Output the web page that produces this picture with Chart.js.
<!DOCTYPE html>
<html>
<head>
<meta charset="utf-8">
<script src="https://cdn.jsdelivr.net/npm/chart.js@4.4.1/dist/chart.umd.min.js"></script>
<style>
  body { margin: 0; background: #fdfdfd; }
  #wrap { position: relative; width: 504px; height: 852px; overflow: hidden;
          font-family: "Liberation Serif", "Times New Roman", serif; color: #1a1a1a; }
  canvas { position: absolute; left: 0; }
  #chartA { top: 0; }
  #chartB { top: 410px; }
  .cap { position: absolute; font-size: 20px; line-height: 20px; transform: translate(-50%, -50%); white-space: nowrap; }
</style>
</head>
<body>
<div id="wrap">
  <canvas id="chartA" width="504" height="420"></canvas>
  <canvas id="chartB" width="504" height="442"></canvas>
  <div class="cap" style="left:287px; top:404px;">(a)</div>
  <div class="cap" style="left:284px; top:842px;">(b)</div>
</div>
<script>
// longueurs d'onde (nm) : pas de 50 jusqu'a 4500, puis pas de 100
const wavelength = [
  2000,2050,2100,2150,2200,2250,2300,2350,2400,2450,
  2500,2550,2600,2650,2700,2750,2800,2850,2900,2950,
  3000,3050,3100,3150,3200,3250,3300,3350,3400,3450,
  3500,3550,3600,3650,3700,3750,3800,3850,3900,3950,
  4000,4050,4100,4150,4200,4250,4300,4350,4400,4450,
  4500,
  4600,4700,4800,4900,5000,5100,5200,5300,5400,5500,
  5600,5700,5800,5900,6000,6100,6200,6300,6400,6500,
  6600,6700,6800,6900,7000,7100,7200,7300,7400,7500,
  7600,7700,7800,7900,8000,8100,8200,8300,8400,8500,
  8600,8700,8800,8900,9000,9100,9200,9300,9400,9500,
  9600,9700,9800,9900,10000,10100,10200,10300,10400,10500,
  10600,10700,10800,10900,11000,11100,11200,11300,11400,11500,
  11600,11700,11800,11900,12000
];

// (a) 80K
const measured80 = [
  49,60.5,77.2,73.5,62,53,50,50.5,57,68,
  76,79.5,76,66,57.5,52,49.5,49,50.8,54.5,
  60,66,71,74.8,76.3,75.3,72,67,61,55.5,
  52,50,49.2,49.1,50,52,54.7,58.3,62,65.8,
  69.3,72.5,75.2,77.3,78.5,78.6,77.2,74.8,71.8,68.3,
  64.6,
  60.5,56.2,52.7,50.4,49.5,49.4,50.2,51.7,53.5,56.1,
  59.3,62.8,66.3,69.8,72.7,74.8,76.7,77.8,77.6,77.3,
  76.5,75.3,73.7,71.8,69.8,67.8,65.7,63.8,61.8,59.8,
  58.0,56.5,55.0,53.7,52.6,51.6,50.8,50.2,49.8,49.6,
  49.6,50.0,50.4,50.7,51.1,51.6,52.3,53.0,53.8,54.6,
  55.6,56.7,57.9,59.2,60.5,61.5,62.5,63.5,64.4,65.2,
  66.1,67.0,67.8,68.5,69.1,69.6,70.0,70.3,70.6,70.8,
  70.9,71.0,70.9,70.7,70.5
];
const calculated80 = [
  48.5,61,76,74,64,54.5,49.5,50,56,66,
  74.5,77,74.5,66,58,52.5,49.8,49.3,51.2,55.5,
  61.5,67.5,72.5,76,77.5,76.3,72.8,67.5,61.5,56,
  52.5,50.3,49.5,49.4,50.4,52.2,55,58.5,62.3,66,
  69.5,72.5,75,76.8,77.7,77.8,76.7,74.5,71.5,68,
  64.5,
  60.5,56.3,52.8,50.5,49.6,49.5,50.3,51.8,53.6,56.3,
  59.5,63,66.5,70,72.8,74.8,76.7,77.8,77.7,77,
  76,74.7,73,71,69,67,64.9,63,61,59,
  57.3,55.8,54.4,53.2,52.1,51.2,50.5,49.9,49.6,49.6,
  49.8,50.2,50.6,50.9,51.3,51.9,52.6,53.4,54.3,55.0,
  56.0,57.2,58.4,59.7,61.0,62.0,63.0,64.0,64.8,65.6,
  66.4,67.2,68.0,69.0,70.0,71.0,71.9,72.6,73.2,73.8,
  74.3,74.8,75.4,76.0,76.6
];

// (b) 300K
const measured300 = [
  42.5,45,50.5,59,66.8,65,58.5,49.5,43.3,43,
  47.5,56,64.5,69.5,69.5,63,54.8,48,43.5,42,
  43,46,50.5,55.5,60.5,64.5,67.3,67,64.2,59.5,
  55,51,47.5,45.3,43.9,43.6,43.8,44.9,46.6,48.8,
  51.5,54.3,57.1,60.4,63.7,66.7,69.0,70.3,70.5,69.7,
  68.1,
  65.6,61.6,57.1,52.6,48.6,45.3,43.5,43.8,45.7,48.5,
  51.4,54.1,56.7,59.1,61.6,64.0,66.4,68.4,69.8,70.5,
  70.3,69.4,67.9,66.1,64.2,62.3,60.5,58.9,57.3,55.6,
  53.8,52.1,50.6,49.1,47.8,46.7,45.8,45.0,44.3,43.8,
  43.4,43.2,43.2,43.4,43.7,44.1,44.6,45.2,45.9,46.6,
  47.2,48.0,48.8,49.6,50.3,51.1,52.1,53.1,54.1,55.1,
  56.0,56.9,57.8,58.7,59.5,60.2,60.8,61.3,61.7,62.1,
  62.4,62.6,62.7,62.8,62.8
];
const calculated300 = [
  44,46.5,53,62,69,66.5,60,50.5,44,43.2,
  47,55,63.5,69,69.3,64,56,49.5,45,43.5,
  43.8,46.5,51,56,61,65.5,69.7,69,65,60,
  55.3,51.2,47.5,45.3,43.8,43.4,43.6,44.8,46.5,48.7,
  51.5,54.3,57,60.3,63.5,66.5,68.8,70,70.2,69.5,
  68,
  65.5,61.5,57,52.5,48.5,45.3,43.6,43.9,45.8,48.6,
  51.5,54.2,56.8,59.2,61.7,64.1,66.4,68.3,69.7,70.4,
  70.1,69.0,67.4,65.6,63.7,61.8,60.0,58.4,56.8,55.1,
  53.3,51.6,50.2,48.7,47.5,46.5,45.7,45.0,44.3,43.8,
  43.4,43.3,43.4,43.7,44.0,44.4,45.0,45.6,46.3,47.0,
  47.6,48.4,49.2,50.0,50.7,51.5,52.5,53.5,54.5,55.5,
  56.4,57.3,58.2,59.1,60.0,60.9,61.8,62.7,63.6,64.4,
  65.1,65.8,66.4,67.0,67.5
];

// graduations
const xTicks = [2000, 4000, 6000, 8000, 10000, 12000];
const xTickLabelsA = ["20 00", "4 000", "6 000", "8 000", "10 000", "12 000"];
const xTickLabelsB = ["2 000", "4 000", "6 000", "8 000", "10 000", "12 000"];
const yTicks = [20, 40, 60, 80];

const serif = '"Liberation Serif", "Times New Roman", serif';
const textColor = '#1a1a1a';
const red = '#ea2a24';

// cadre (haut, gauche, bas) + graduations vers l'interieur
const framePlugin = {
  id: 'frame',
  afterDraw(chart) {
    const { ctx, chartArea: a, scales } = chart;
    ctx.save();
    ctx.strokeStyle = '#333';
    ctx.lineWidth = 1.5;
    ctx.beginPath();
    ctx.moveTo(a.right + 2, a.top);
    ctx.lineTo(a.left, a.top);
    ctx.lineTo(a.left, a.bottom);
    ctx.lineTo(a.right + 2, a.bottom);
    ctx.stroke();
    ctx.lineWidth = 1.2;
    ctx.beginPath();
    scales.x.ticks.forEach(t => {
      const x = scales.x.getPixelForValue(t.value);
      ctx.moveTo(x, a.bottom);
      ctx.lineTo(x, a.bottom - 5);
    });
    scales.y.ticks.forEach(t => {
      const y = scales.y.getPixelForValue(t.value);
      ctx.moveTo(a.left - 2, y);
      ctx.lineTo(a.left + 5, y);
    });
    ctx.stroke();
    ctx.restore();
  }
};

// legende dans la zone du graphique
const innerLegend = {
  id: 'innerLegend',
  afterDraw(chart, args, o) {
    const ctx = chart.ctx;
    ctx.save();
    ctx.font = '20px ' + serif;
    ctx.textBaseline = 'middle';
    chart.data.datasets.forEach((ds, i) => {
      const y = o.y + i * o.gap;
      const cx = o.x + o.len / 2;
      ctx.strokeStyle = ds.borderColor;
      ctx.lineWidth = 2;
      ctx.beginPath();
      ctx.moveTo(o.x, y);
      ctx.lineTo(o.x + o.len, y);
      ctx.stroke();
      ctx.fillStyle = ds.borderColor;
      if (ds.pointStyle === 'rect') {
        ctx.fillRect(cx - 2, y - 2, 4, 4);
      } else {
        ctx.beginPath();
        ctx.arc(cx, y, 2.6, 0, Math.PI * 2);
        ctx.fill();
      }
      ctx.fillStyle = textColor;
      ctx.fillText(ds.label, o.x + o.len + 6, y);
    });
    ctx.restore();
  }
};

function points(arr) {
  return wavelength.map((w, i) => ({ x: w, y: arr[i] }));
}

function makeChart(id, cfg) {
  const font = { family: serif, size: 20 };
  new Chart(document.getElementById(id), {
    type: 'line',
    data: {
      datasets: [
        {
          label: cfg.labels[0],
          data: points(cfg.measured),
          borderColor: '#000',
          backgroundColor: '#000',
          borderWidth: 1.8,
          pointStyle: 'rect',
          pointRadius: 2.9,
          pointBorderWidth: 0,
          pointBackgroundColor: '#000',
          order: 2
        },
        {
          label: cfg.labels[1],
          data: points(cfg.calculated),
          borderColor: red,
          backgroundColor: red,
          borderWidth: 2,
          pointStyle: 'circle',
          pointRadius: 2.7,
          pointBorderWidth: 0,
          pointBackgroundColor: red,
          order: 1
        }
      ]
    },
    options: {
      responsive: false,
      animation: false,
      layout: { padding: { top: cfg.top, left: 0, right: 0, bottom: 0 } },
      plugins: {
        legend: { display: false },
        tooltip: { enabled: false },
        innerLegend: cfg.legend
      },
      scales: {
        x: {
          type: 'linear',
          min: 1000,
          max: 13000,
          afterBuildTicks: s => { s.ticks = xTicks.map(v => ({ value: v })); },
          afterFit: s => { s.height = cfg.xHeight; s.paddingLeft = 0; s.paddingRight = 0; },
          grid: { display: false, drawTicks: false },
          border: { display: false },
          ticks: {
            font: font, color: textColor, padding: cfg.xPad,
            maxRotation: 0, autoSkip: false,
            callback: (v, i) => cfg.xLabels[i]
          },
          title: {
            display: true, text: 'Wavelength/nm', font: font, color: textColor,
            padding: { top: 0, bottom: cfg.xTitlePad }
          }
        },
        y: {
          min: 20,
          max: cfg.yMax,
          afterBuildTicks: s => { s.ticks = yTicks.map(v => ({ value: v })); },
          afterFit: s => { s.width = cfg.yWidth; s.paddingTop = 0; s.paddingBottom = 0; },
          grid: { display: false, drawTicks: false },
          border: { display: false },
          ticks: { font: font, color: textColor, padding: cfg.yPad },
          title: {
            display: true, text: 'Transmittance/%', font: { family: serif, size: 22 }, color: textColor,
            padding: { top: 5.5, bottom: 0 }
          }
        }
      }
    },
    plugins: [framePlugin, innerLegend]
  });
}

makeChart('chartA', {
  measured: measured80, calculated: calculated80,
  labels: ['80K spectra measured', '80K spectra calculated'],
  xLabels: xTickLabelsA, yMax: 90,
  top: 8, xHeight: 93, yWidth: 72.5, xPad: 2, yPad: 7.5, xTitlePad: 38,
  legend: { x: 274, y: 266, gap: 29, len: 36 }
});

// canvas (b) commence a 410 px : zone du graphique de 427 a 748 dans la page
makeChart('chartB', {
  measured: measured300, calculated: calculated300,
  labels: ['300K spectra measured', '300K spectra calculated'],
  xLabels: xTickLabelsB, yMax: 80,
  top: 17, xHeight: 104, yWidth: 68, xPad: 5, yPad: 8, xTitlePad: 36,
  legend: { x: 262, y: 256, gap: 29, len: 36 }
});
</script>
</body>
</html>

What you should do:
Scan the listing above for the word "page" and show each line where it is found.

Exercise response:
Output the web page that produces this picture with Chart.js.
// canvas (b) commence a 410 px : zone du graphique de 427 a 748 dans la page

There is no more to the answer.